Tuesday, February 12, 2013

N.C. Teat Squawkers Demand Medicaid Expansion



The teat squawkers are in full-throated mode in North Carolina.  Newspaper editors and healthcare providers are demanding our legislators take the Obama bribe, and accept $15 billion in “free government money.”  Of course, that would expand our welfare rolls by approximately 550,000 people.  But hey, that money is free!  According to a number of physicians it would be plain stupid not to accept such a generous “gift.”

Dr. Charles van der Horst, an AIDS researcher at professor at the University of North Carolina School of Medicine, said it makes no sense to surrender $15 billion the federal government would pay for the expanded coverage. An outside consultant for the state Department of Health and Human Services said the expansion would generate 23,000 net jobs through 2021 and annual real disposable income of $1 billion.

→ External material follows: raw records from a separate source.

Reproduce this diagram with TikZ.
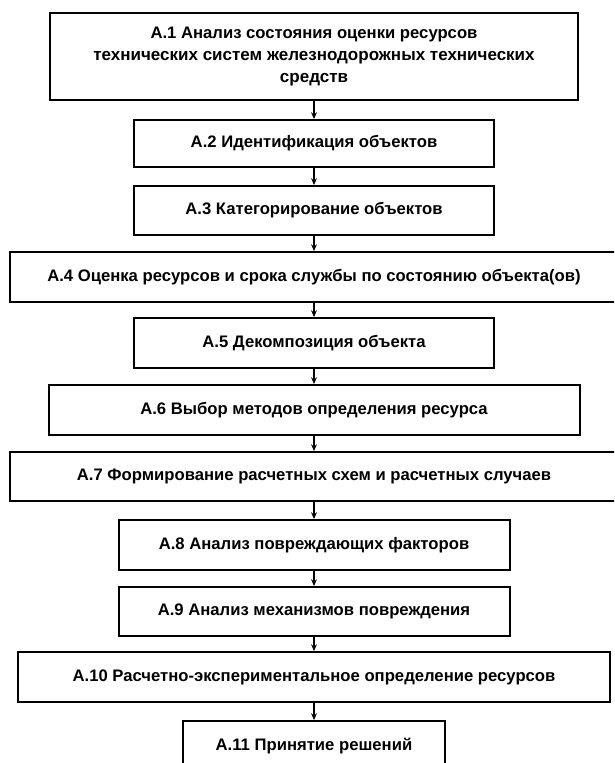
\documentclass[tikz,border=0pt]{standalone}
\usepackage{fontspec}
\setmainfont{Liberation Sans}
\usepackage{tikz}
\usetikzlibrary{arrows.meta}

\begin{document}
\begin{tikzpicture}[x=0.6pt, y=-0.6pt,
  blok/.style={draw, line width=1.2pt, inner sep=0pt, minimum height=30pt, align=center, font=\fontsize{10}{12}\selectfont\bfseries},
  strelka/.style={line width=0.9pt, -{Stealth[length=4pt, width=3.5pt]}}]

 \path[use as bounding box, clip] (0,0) rectangle (614,763);

 %%%  nodes

 % analysis steps
 \node [blok, minimum width=316.8pt, minimum height=52.2pt] (a1) at (314,56.5)
   {А.1 Анализ состояния оценки ресурсов\\[1pt]
    {\fontsize{10.2}{13}\selectfont технических систем железнодорожных технических}\\[1pt]
    {\fontsize{10.2}{13}\selectfont средств}};
 \node [blok, minimum width=216pt, minimum height=28.2pt] (a2) at (314,143.5) {А.2 Идентификация объектов};
 \node [blok, minimum width=216pt, minimum height=29.4pt] (a3) at (314,210.5) {А.3 Категорирование объектов};
 \node [blok, minimum width=364.8pt] (a4) at (314,277) {А.4 Оценка ресурсов и срока службы по состоянию объекта(ов)};
 \node [blok, minimum width=216pt] (a5) at (314,343) {А.5 Декомпозиция объекта};
 \node [blok, minimum width=318.6pt] (a6) at (314,410) {А.6 Выбор методов определения ресурса};
 \node [blok, minimum width=364.8pt, minimum height=29.4pt] (a7) at (314,476.5) {А.7 Формирование расчетных схем и расчетных случаев};
 \node [blok, minimum width=234.6pt] (a8) at (314,545) {А.8 Анализ повреждающих факторов};
 \node [blok, minimum width=234.6pt, minimum height=29.4pt] (a9) at (314,611.5) {А.9 Анализ механизмов повреждения};
 \node [blok, minimum width=355.2pt] (a10) at (314,677) {А.10 Расчетно-экспериментальное определение ресурсов};
 \node [blok, minimum width=157.2pt] (a11) at (314,746) {А.11 Принятие решений};

 % links
 \draw [strelka] (a1) to (a2);
 \draw [strelka] (a2) to (a3);
 \draw [strelka] (a3) to (a4);
 \draw [strelka] (a4) to (a5);
 \draw [strelka] (a5) to (a6);
 \draw [strelka] (a6) to (a7);
 \draw [strelka] (a7) to (a8);
 \draw [strelka] (a8) to (a9);
 \draw [strelka] (a9) to (a10);
 \draw [strelka] (a10) to (a11);

\end{tikzpicture}
\end{document}
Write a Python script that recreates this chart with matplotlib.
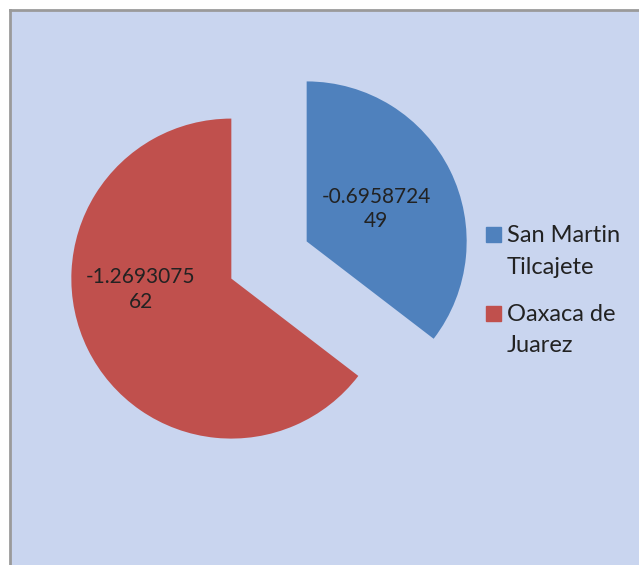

"And what do you think the voters will say that we're turning this down?" Van Der Horst asked, adding Republican elected leaders in other states support the expansion. Without the expansion, North Carolina hospitals will continue to have pay for charity care in emergency rooms, the cost of which will keep getting passed along to patients with private insurance, he said.

"It's morally wrong to not expand Medicaid," said Dr. Mohan Chilukuri with Durham Family Medicine. "It fiscally doesn't make any sense."

An outside consultant hired by the state claims expanding Medicaid will generate 23,000 jobs and provide an ANNUAL REAL DISPOSABLE INCOME OF $1 BILLION?  Bullshit!  That money has to come from somewhere, either through taxation, borrowing, or worse printing, which in itself is tax.  And let’s disabuse ourselves that this is “real disposable income.”  This is not real wealth; it’s manufactured.  Sooner or later we as country are going to pay for the sins of the Federal Reserve.

Another problem with the expansion of Medicaid, or should I say “free healthcare” is that it distorts the market.  The adverse effect is higher cost of goods and services.  When people believe something is “free” they’re going to abuse it.  The question remains, when does it stop?  Llewellyn H. Rockwell answered that for us in his essay Subsidizing Sickness.  Here is an excerpt:
Thus spake Mises. He is observing that there is a moral hazard associated with socialized and subsidized medicine. Because there is no clear line between sickness and health, and where you stand on the continuum is bound up with individual choice, the more medical services are provided by the state as a part of welfare, the more the programs reinforce the conditions that bring about the need to make use of them. This one insight helps explain how socialized medicine takes away the incentive to be healthy, and maximizes the problem of overutilization of resources. Hence, socialized medicine must fail for the same reasons all socialism must fail: it offers no system for rationally allocating resources, and instead promotes overutilization of all resources, ending in bankruptcy.

Considering the federal government’s spending, that prediction isn’t far away.